Foto: Interna Verlag

Tomás Bat'a, geboren 1876 in Zlín, gründete 1894 seine Firma. Seitdem ließ ihn der Gedanke, Schuhe industriell zu fertigen, nicht mehr los. In wenigen Jahrzehnten wurde er zum Weltmarktführer, der die Maschinen liebte und seine Arbeiter schätzte, ihnen Häuser baute, Krankenhäuser, Kinderkrippen, Kinos, ihnen sauberes Trinkwasser brachte und einen privaten Garten. Gärtnern ist gesund, macht müde und ist somit konterrevolutionär, dachte der Chef, der zeitweise auch Bürgermeister seiner Stadt war.

Natürlich dachte er zuallererst an die Firma. Ein überall in Zlín, damals Teil des Habsburgerreichs, heute Tschechische Republik, plakatiertes Motto gab den Takt vor: "Dem Menschen das Denken, der Maschine die Plage."

Zlíns Schuhfabrik zog tausende Arbeiter aus ganz Mähren an.
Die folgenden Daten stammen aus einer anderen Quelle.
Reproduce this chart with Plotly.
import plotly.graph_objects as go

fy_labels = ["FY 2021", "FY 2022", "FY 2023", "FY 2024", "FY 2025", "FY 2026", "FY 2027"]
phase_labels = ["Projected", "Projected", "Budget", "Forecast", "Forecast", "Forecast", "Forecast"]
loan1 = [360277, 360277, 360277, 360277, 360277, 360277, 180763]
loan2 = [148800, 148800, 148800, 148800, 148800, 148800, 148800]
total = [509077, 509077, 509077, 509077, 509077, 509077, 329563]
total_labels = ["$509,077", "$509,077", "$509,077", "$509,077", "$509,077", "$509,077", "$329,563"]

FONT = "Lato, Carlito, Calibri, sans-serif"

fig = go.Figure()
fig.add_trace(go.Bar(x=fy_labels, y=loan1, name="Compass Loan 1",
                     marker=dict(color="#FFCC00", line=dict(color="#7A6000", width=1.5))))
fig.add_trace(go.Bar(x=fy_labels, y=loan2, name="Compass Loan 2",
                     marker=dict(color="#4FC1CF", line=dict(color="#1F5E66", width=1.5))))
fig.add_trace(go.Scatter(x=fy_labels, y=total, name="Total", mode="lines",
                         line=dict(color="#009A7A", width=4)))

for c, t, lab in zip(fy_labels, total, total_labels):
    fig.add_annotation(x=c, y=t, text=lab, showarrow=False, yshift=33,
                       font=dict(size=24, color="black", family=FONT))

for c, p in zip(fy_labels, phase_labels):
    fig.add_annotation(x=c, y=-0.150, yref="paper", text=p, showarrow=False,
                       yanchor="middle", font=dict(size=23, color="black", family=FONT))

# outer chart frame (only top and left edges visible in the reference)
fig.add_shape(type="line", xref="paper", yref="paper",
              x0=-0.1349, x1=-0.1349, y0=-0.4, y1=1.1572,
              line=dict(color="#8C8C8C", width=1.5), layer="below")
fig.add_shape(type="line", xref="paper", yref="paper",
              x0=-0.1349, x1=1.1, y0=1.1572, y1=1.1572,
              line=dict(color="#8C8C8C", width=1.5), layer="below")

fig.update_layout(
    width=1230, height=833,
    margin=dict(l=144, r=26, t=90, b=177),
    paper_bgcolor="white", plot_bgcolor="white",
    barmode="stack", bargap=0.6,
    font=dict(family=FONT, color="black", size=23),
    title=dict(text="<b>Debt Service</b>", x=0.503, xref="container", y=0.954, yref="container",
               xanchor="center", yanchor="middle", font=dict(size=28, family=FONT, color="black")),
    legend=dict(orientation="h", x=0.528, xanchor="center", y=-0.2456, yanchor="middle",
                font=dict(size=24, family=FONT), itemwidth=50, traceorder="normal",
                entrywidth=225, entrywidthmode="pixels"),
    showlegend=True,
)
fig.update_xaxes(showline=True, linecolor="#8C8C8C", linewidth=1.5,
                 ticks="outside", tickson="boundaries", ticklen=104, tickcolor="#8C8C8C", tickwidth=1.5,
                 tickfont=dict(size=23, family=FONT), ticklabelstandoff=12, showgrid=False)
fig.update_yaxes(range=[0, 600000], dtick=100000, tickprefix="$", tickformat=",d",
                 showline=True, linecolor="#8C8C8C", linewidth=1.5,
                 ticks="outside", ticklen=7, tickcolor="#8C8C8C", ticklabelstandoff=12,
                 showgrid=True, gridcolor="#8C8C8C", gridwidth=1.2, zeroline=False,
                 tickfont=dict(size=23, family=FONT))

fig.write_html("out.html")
Bat'a schwor sie auf Effizienz ein, "beutete sie aus", wie das Berliner Kammergericht festhielt, nachdem der sowjetrussische Schriftsteller und Journalist Ilja Ehrenburg 1931 die Zustände im Reich des "Stiefel-Mussolini" (Ehrenburg) angeprangert hatte und der Geschmähte einen Prozess anstrengte.
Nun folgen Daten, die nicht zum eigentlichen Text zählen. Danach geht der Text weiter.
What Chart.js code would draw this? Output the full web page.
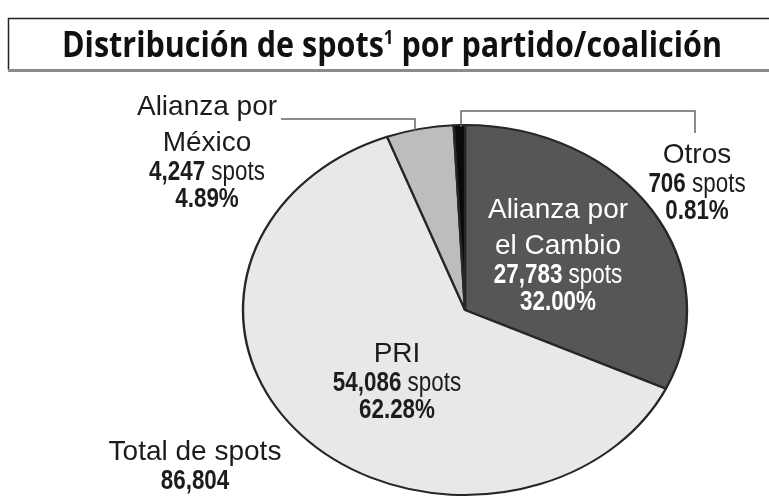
<!DOCTYPE html>
<html>
<head>
<meta charset="utf-8">
<script src="https://cdn.jsdelivr.net/npm/chart.js@4.4.1/dist/chart.umd.min.js"></script>
<style>
  html, body { margin: 0; padding: 0; background: #fff; }
</style>
</head>
<body>
<canvas id="spotsChart" width="769" height="497"></canvas>
<script>
// datos
const partidos = ["Alianza por el Cambio", "PRI", "Alianza por México", "Otros"];
const spots = [27783, 54086, 4247, 706];
const porcentajes = ["32.00%", "62.28%", "4.89%", "0.81%"];
const nombres = [["Alianza por", "el Cambio"], ["PRI"], ["Alianza por", "México"], ["Otros"]];
const totalTexto = "Total de spots";
const totalSpots = 86804;
// title pieces: text, superscript?
const titulo = [["Distribución de spots", false], ["1", true], [" por partido/coalición", false]];

const colores = ["#565656", "#e8e8e8", "#bdbdbd", "#0a0a0a"];
const coloresTexto = ["#ffffff", "#1c1c1c", "#1c1c1c", "#1c1c1c"];
// label anchors: [center x, first baseline]
const posEtiquetas = [[558, 218], [397, 362], [207, 115], [697, 163]];
const SX = 1.2; // pie is drawn as an ellipse

const fmt = n => n.toLocaleString("en-US");

function linea(ctx, partes, x, y, color, size, sx) {
  ctx.save();
  ctx.translate(x, y);
  ctx.scale(sx, 1);
  ctx.fillStyle = color;
  ctx.textAlign = "left";
  ctx.textBaseline = "alphabetic";
  let w = 0;
  partes.forEach(([t, b]) => {
    ctx.font = (b ? "bold " : "") + size + "px 'Liberation Sans', Arial, sans-serif";
    w += ctx.measureText(t).width;
  });
  let cx = -w / 2;
  partes.forEach(([t, b]) => {
    ctx.font = (b ? "bold " : "") + size + "px 'Liberation Sans', Arial, sans-serif";
    ctx.fillText(t, cx, 0);
    cx += ctx.measureText(t).width;
  });
  ctx.restore();
}

const elipse = {
  id: "elipse",
  beforeDatasetsDraw(chart) {
    const arc = chart.getDatasetMeta(0).data[0];
    const ctx = chart.ctx;
    ctx.save();
    ctx.translate(arc.x, arc.y);
    ctx.scale(SX, 1);
    ctx.translate(-arc.x, -arc.y);
  },
  afterDatasetsDraw(chart) {
    chart.ctx.restore();
  }
};

const encabezado = {
  id: "encabezado",
  afterDraw(chart) {
    const ctx = chart.ctx;
    ctx.save();
    // box
    ctx.strokeStyle = "#222";
    ctx.lineWidth = 1.5;
    ctx.beginPath();
    ctx.moveTo(769, 18.5);
    ctx.lineTo(8.5, 18.5);
    ctx.lineTo(8.5, 70);
    ctx.stroke();
    ctx.strokeStyle = "#8a8a8a";
    ctx.lineWidth = 3;
    ctx.beginPath();
    ctx.moveTo(8, 70.5);
    ctx.lineTo(769, 70.5);
    ctx.stroke();
    // title text, squeezed to the reference width
    const fuente = sup => "bold " + (sup ? 20 : 36) + "px 'Open Sans', 'DejaVu Sans', sans-serif";
    let w = 0;
    titulo.forEach(([t, sup]) => { ctx.font = fuente(sup); w += ctx.measureText(t).width; });
    const sx = 660 / w;
    ctx.translate(392, 57);
    ctx.scale(sx, 1);
    ctx.fillStyle = "#111";
    ctx.textAlign = "left";
    let x = -w / 2;
    titulo.forEach(([t, sup]) => {
      ctx.font = fuente(sup);
      ctx.fillText(t, x, sup ? -13 : 0);
      x += ctx.measureText(t).width;
    });
    ctx.restore();
  }
};

const etiquetas = {
  id: "etiquetas",
  afterDraw(chart) {
    const ctx = chart.ctx;
    // leader lines
    ctx.save();
    ctx.strokeStyle = "#666";
    ctx.lineWidth = 1.5;
    ctx.beginPath();
    ctx.moveTo(281, 119);
    ctx.lineTo(415, 119);
    ctx.lineTo(415, 131);
    ctx.moveTo(461, 127);
    ctx.lineTo(461, 111);
    ctx.lineTo(695, 111);
    ctx.lineTo(695, 133);
    ctx.stroke();
    ctx.restore();

    nombres.forEach((lineas, i) => {
      const [x, y0] = posEtiquetas[i];
      const col = coloresTexto[i];
      let y = y0;
      lineas.forEach((t, k) => {
        if (k > 0) y += 36;
        linea(ctx, [[t, false]], x, y, col, 28, 1);
      });
      y += 28.5;
      linea(ctx, [[fmt(spots[i]), true], [" spots", false]], x, y, col, 27, 0.83);
      y += 27.5;
      linea(ctx, [[porcentajes[i], true]], x, y, col, 27, 0.83);
    });

    linea(ctx, [[totalTexto, false]], 195, 460, "#1c1c1c", 28, 1);
    linea(ctx, [[fmt(totalSpots), true]], 195, 489, "#1c1c1c", 27, 0.83);
  }
};

new Chart(document.getElementById("spotsChart"), {
  type: "pie",
  data: {
    labels: partidos,
    datasets: [{
      data: spots,
      backgroundColor: colores,
      borderColor: "#262626",
      borderWidth: 2,
      radius: 185,
      hoverOffset: 0
    }]
  },
  options: {
    responsive: false,
    animation: false,
    events: [],
    rotation: 0,
    layout: { padding: { left: 280, right: 119, top: 125, bottom: 2 } },
    plugins: {
      legend: { display: false },
      tooltip: { enabled: false }
    }
  },
  plugins: [elipse, encabezado, etiquetas]
});
</script>
</body>
</html>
Die Kehrseite der "Ausbeutung": Der Schuhfabrikant bezahlte seine Mitarbeiter - Bat'a gebrauchte schon damals diesen Begriff - besser als vergleichbare Arbeitgeber, beteiligte sie am Gewinn, kümmerte sich um ihre Gesundheit ("Wasch deine Hände nach der Arbeit!", "Zieh oft reine Wäsche an!", "Schwächt eure Körper nicht durch Laster wie Trunksucht, Rauchen oder Ähnliches!") - und um ihre Bildung: "Wenn ihr in die Welt hinauskommt, bedient euch der Sprache des Volkes, in dessen Mitte ihr weilt. Seid ihr dieser Sprache nicht mächtig, dann redet in eurer Muttersprache, aber leise." (am, DER STANDARD; Print-Ausgabe, 17.8.2010)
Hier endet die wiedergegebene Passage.